Something much like that is happening to Mr. Sweeny a few blocks from Liberty Village at Queen and Dufferin streets, where his firm is proposing a rental building that would include room for the ballet school now housed on the site. The local councillor wants that one cut down to size too.
When developers have to scale back their projects under pressure, it can mean less urban density, less vitality, fewer people on the streets. It can also mean poorer quality. With less space to sell or lease, developers often use cheaper materials and cut back on amenities, like terraces and atriums, that they can no longer afford to include.
The problem goes much further than opposition to a couple of medium-sized buildings, Mr. Sweeny says. Toronto simply hasn’t embraced density in the way it must.

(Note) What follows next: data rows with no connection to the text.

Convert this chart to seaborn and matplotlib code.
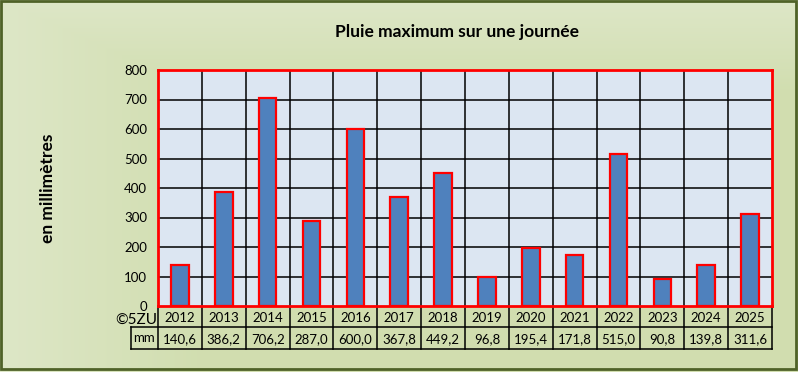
import numpy as np
import pandas as pd
import matplotlib
matplotlib.use("Agg")
import matplotlib.pyplot as plt
import seaborn as sns
from matplotlib.patches import Rectangle

years = ["2012", "2013", "2014", "2015", "2016", "2017", "2018", "2019", "2020", "2021", "2022", "2023", "2024", "2025"]
values = [140.6, 386.2, 706.2, 287.0, 600.0, 367.8, 449.2, 96.8, 195.4, 171.8, 515.0, 90.8, 139.8, 311.6]
yticks = [0, 100, 200, 300, 400, 500, 600, 700, 800]
title = "Pluie maximum sur une journée"
ylabel = "en millimètres"
row_label = "mm"
credit = "©5ZU"

sns.set_theme(style="white")
plt.rcParams['font.family'] = ['Lato', 'DejaVu Sans']
plt.rcParams['text.color'] = 'black'
plt.rcParams['ytick.color'] = 'black'
plt.rcParams['ytick.labelcolor'] = 'black'

W, H = 798, 372
fig = plt.figure(figsize=(W / 100, H / 100), dpi=100)

# background gradient
bg = fig.add_axes([0, 0, 1, 1])
xs = np.linspace(0, W, W)
ys = np.linspace(0, H, H)
X, Y = np.meshgrid(xs, ys)
t = np.minimum(np.clip(X / 200, 0, 1), np.clip(Y / 90, 0, 1))
t = np.clip(0.3 + 0.7 * t, 0, 1)
light = np.array([0.89, 0.92, 0.82])
dark = np.array([0.82, 0.87, 0.69])
img = light[None, None, :] * (1 - t[..., None]) + dark[None, None, :] * t[..., None]
bg.imshow(img, extent=[0, W, H, 0], aspect='auto')
bg.set_xlim(0, W)
bg.set_ylim(H, 0)
bg.axis('off')
bg.add_patch(Rectangle((1, 1), W - 3, H - 4.5, fill=False, edgecolor='#4f6228', linewidth=2.0))

# plot axes
x0, x1, y0, y1 = 158, 772, 70, 306
ax = fig.add_axes([x0 / W, 1 - y1 / H, (x1 - x0) / W, (y1 - y0) / H])
df = pd.DataFrame({"year": years, "mm": values})
sns.barplot(data=df, x="year", y="mm", ax=ax, color="#4f81bd", edgecolor="red",
            linewidth=1.6, width=0.4, saturation=1)
ax.set_facecolor("#dce6f2")
ax.set_ylim(0, 800)
ax.set_xlim(-0.5, len(years) - 0.5)
ax.set_yticks(yticks)
ax.set_yticklabels([str(v) for v in yticks], fontsize=9.5, color="black")
ax.set_xticks([])
ax.set_xlabel("")
ax.set_ylabel("")
for y in yticks[1:-1]:
    ax.axhline(y, color="black", linewidth=1.1, zorder=0.5)
for i in range(1, len(years)):
    ax.axvline(i - 0.5, color="black", linewidth=1.1, zorder=0.5)
for s in ax.spines.values():
    s.set_color("red")
    s.set_linewidth(2)
    s.set_zorder(5)
ax.tick_params(axis='y', length=0, pad=8)

# titles
fig.text(457 / W, 1 - 32 / H, title, ha="center", va="center", fontsize=12.5, fontweight="bold", color="black")
fig.text(48 / W, 1 - 188 / H, ylabel, ha="center", va="center", rotation=90, fontsize=12.5, fontweight="bold", color="black")
fig.text(136 / W, 1 - 320 / H, credit, ha="center", va="center", fontsize=11, color="black")

# data table
r1, r2 = 327, 349
n = len(years)
colw = (x1 - x0) / n
lw = 1.1
def hline(y, xa, xb):
    bg.plot([xa, xb], [y, y], color="black", linewidth=lw, solid_capstyle='projecting')
def vline(x, ya, yb):
    bg.plot([x, x], [ya, yb], color="black", linewidth=lw, solid_capstyle='projecting')
hline(r1, 131, x1)
hline(r2, 131, x1)
for i in range(n + 1):
    vline(x0 + i * colw, y1, r2)
vline(131, r1, r2)
for i in range(n):
    cx = x0 + (i + 0.5) * colw
    bg.text(cx, (y1 + r1) / 2 + 1, years[i], ha="center", va="center", fontsize=9.5, color="black")
    bg.text(cx, (r1 + r2) / 2 + 1, f"{values[i]:.1f}".replace(".", ","), ha="center", va="center", fontsize=9.5, color="black")
bg.text((131 + x0) / 2, (r1 + r2) / 2, row_label, ha="center", va="center", fontsize=9.5, color="black")
bg.set_xlim(0, W)
bg.set_ylim(H, 0)

fig.savefig("out.png", dpi=100)
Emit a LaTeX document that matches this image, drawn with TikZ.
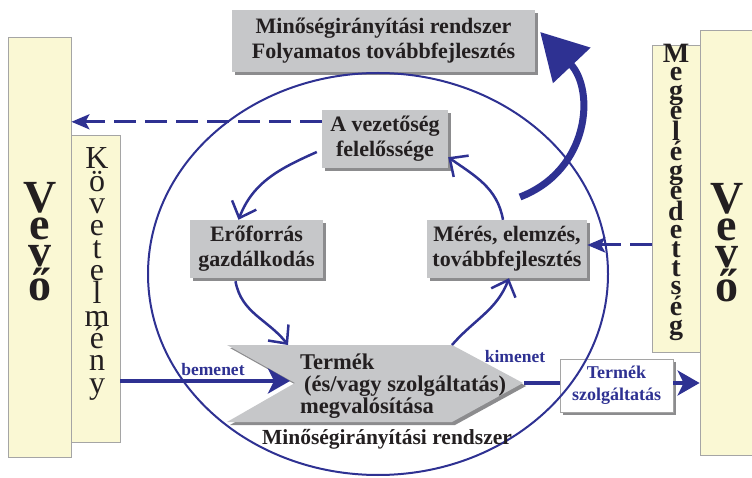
\documentclass[tikz,border=0pt]{standalone}
\usepackage{fontspec}
\setmainfont{Liberation Serif}
\usetikzlibrary{arrows.meta,shadows}
\definecolor{kek}{RGB}{46,49,146}
\definecolor{szurke}{RGB}{198,199,201}
\definecolor{arnyek}{RGB}{140,140,142}
\definecolor{sarga}{RGB}{250,248,212}
\definecolor{keret}{RGB}{165,165,165}
\definecolor{betu}{RGB}{35,31,32}
\tikzset{
  sbox/.style={fill=sarga, draw=keret, line width=0.8pt, inner sep=0pt},
  gbox/.style={fill=szurke, text=betu, inner sep=0pt, align=center,
    font=\bfseries\fontsize{22}{25}\selectfont,
    drop shadow={shadow xshift=3pt, shadow yshift=-3pt, fill=arnyek, opacity=1}},
  wbox/.style={fill=white, draw=keret, line width=0.8pt, text=kek, inner sep=0pt, align=center,
    font=\bfseries\fontsize{18}{22}\selectfont,
    drop shadow={shadow xshift=3pt, shadow yshift=-3pt, fill=arnyek, opacity=1}},
  vbig/.style={text=betu, inner sep=0pt, align=center, font=\bfseries\fontsize{46}{27}\selectfont},
  vkov/.style={text=betu, inner sep=0pt, align=center, font=\fontsize{32}{22.3}\selectfont},
  vmeg/.style={text=betu, inner sep=0pt, align=center, font=\bfseries\fontsize{28}{18.6}\selectfont},
  kor/.style={draw=kek, line width=2.5pt, -{Straight Barb[length=14pt,width=26pt]}},
  szagg/.style={draw=kek, line width=3pt, dash pattern=on 22pt off 9pt, -{Stealth[length=18pt,width=15pt,inset=4pt]}},
  nyil/.style={draw=kek, line width=3.5pt, -{Stealth[length=22pt,width=25pt,inset=6pt]}},
  cimke/.style={text=kek, inner sep=0pt, font=\bfseries\fontsize{17.5}{19}\selectfont}
}
\begin{document}
\begin{tikzpicture}[x=1pt, y=-1pt]
\useasboundingbox (0,0) rectangle (752,478);

\node[sbox, minimum width=63pt, minimum height=420pt] (v1) at (39.5,247) {};
\node[sbox, minimum width=49pt, minimum height=307pt] (k1) at (95.5,288.5) {};
\node[sbox, minimum width=48pt, minimum height=307pt] (m1) at (676,198.5) {};
\node[sbox, minimum width=66pt, minimum height=425pt] (v2) at (733,242.5) {};

\node[vbig] (v1t) at (40,242) {V\\e\\v\\ő};
\node[vkov] (k1t) at (97,274) {K\\ö\\v\\e\\t\\e\\l\\m\\é\\n\\y};
\node[vmeg] (m1t) at (676,192) {M\\e\\g\\e\\l\\é\\g\\e\\d\\e\\t\\t\\s\\é\\g};
\node[vbig] (v2t) at (727,243) {V\\e\\v\\ő};

\node[gbox, minimum width=303pt, minimum height=62pt] (top) at (383.5,41) {Minőségirányítási rendszer\\Folyamatos továbbfejlesztés};
\node[gbox, minimum width=126pt, minimum height=58pt] (vez) at (385,139) {A vezetőség\\felelőssége};
\node[gbox, minimum width=133pt, minimum height=58pt] (ero) at (256.5,249) {Erőforrás\\gazdálkodás};
\node[gbox, minimum width=160pt, minimum height=58pt] (mer) at (507,249) {Mérés, elemzés,\\továbbfejlesztés};
\node[wbox, minimum width=113pt, minimum height=53pt] (ts) at (616.5,385.5) {Termék\\szolgáltatás};

\fill[arnyek] (230,348) -- (455,348) -- (526,386) -- (455,425) -- (230,425) -- (298,386) -- cycle;
\fill[szurke] (227,345) -- (452,345) -- (523,383) -- (452,422) -- (227,422) -- (295,383) -- cycle;
\node[anchor=north west, align=left, inner sep=0pt, text=betu, font=\bfseries\fontsize{22.5}{22}\selectfont] (tm) at (300,354) {Termék\\\hspace{4pt}(és/vagy szolgáltatás)\\megvalósítása};

\coordinate (tn) at (290,381);
\coordinate (tt) at (524,383);
\coordinate (t1) at (288,345);
\coordinate (t2) at (452,345);
\coordinate (kz) at (520,197);

\draw[kek, line width=2pt] (378,274) ellipse [x radius=230pt, y radius=201pt];
\node[text=betu, inner sep=0pt, font=\bfseries\fontsize{21.5}{24}\selectfont] (mr) at (387,439) {Minőségirányítási rendszer};

\draw[kor] ([xshift=-5pt,yshift=-13pt]vez.west) to[out=204, in=69] ([xshift=-18pt]ero.north);
\draw[kor] ([xshift=-21pt,yshift=-3pt]ero.south) to[out=-80, in=128] (t1);
\draw[kor] (t2) to[out=49, in=249] ([xshift=2pt]mer.south);
\draw[kor] ([xshift=-4pt]mer.north) to[out=100, in=-35] ([yshift=11pt]vez.south east);

\draw[szagg] ([yshift=-12pt]vez.north west) -- ([yshift=-12pt]v1.east |- vez.north west);
\draw[szagg] ([yshift=4pt]m1.west |- mer.east) -- ([yshift=4pt]mer.east);

\draw[nyil] (k1.east |- tn) -- (tn);
\draw[kek, line width=3.5pt] (tt) -- (ts.west |- tt);
\draw[nyil] (ts.east |- tt) -- (v2.west |- tt);
\node[cimke] (be) at (213,370) {bemenet};
\node[cimke] (ki) at (515,357) {kimenet};

\draw[kek, line width=7pt, -{Triangle[length=46pt,width=50pt]}] (kz) .. controls (590,170) and (595,90) .. ([xshift=5pt,yshift=9pt]top.east);
\end{tikzpicture}
\end{document}
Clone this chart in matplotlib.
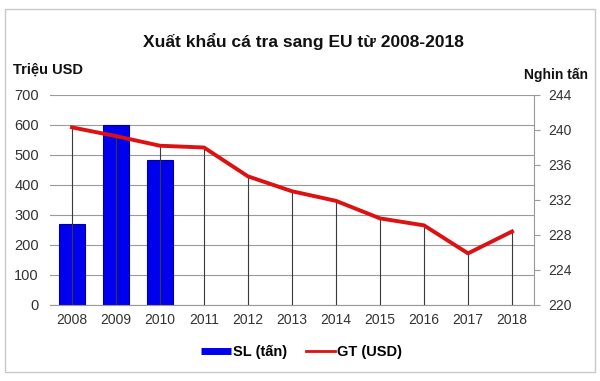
import matplotlib
matplotlib.use('Agg')
import matplotlib.pyplot as plt
import matplotlib.patches as patches
from matplotlib.lines import Line2D

plt.rcParams['font.family'] = ['Liberation Sans', 'DejaVu Sans']

# data
years = ['2008', '2009', '2010', '2011', '2012', '2013', '2014', '2015', '2016', '2017', '2018']
sl_values = [270, 600, 485]  # bars, only 2008-2010
gt_values = [240.3, 239.3, 238.2, 238.0, 234.7, 233.0, 231.9, 229.9, 229.1, 225.9, 228.4]
left_ticks = [0, 100, 200, 300, 400, 500, 600, 700]
right_ticks = [220, 224, 228, 232, 236, 240, 244]

fig = plt.figure(figsize=(6, 3.81), dpi=100)
ax = fig.add_axes([50 / 600, 76 / 381, 484 / 600, 210 / 381])
ax2 = ax.twinx()

x = list(range(len(years)))

# bars (left axis)
ax.bar(x[:len(sl_values)], sl_values, width=0.6, color='#0000ee',
       edgecolor='#00009a', linewidth=0.8, zorder=2)
ax.set_ylim(0, 700)
ax.set_yticks(left_ticks)
ax.set_xlim(-0.5, len(years) - 0.5)
ax.set_xticks(x)
ax.set_xticklabels(years)
ax.grid(axis='y', color='#9a9a9a', linewidth=0.8, zorder=0)
ax.set_axisbelow(True)
for s in ['top', 'left', 'right']:
    ax.spines[s].set_visible(False)
ax.spines['bottom'].set_color('#9a9a9a')
ax.spines['bottom'].set_linewidth(0.8)
ax.tick_params(axis='y', length=0, pad=8, labelsize=10.5, labelcolor='#333333')
ax.tick_params(axis='x', length=0, pad=6, labelsize=10, labelcolor='#333333')

# line with drop lines (right axis)
ax2.set_ylim(220, 244)
ax2.set_yticks(right_ticks)
ax2.vlines(x, 220, gt_values, color='#3a3a3a', linewidth=0.8, zorder=2)
ax2.plot(x, gt_values, color='#dd1111', linewidth=2.8, zorder=3,
         solid_joinstyle='round')
for s in ['top', 'left', 'bottom']:
    ax2.spines[s].set_visible(False)
ax2.spines['right'].set_color('#9a9a9a')
ax2.spines['right'].set_linewidth(0.8)
ax2.tick_params(axis='y', length=4, color='#9a9a9a', pad=6, labelsize=10,
                labelcolor='#333333')

# titles and axis captions
fig.text(0.505, (381 - 42) / 381, 'Xuất khẩu cá tra sang EU từ 2008-2018',
         ha='center', va='center', fontsize=12.5, fontweight='bold', color='#111111')
fig.text(13 / 600, (381 - 70) / 381, 'Triệu USD', ha='left', va='center',
         fontsize=10.5, fontweight='bold', color='#111111')
fig.text(588 / 600, (381 - 75) / 381, 'Nghin tấn', ha='right', va='center',
         fontsize=10, fontweight='bold', color='#111111')

# legend
handles = [Line2D([0], [0], color='#0000ee', linewidth=5, solid_capstyle='butt'),
           Line2D([0], [0], color='#dd1111', linewidth=2)]
fig.legend(handles, ['SL (tấn)', 'GT (USD)'], loc='center', ncol=2,
           bbox_to_anchor=(0.503, (381 - 352) / 381), frameon=False,
           handlelength=2.0, handletextpad=0.15, columnspacing=1.3,
           prop={'size': 10.5, 'weight': 'bold'})

# chart area border
fig.patches.append(patches.Rectangle((5 / 600, 9 / 381), 590 / 600, 363 / 381,
                                     transform=fig.transFigure, fill=False,
                                     edgecolor='#c8c8c8', linewidth=1.0))

fig.savefig('out.png', dpi=100)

Although thickets of condos and office towers have risen at key hubs, especially downtown, great stretches of the city are still grossly underdeveloped. Plans for encouraging development on big city avenues lined with small buildings has never really taken off. As a result, much of even central Toronto remains essentially suburban in form, not to mention the endlessly sprawling suburbs and exurbs themselves. Transit projects such as a subway to Vaughan and Scarborough or regional rail lines to outlying communities only fuel further sprawl.
The day after our talk, Mr. Sweeny calls to say he hopes that his passion didn’t come across as mere crankiness. He respects city planners and knows they have a job do. He thinks that Toronto has a golden opportunity to seize control of its future, if only people can learn to work together instead of at odds. “I probably sound like a raving lunatic, but I’m a positive person,” he says.
Mr. Sweeny should not have worried. Toronto needs more like him – people who love the place, think that it’s falling short of its promise and aren’t afraid to say it loud.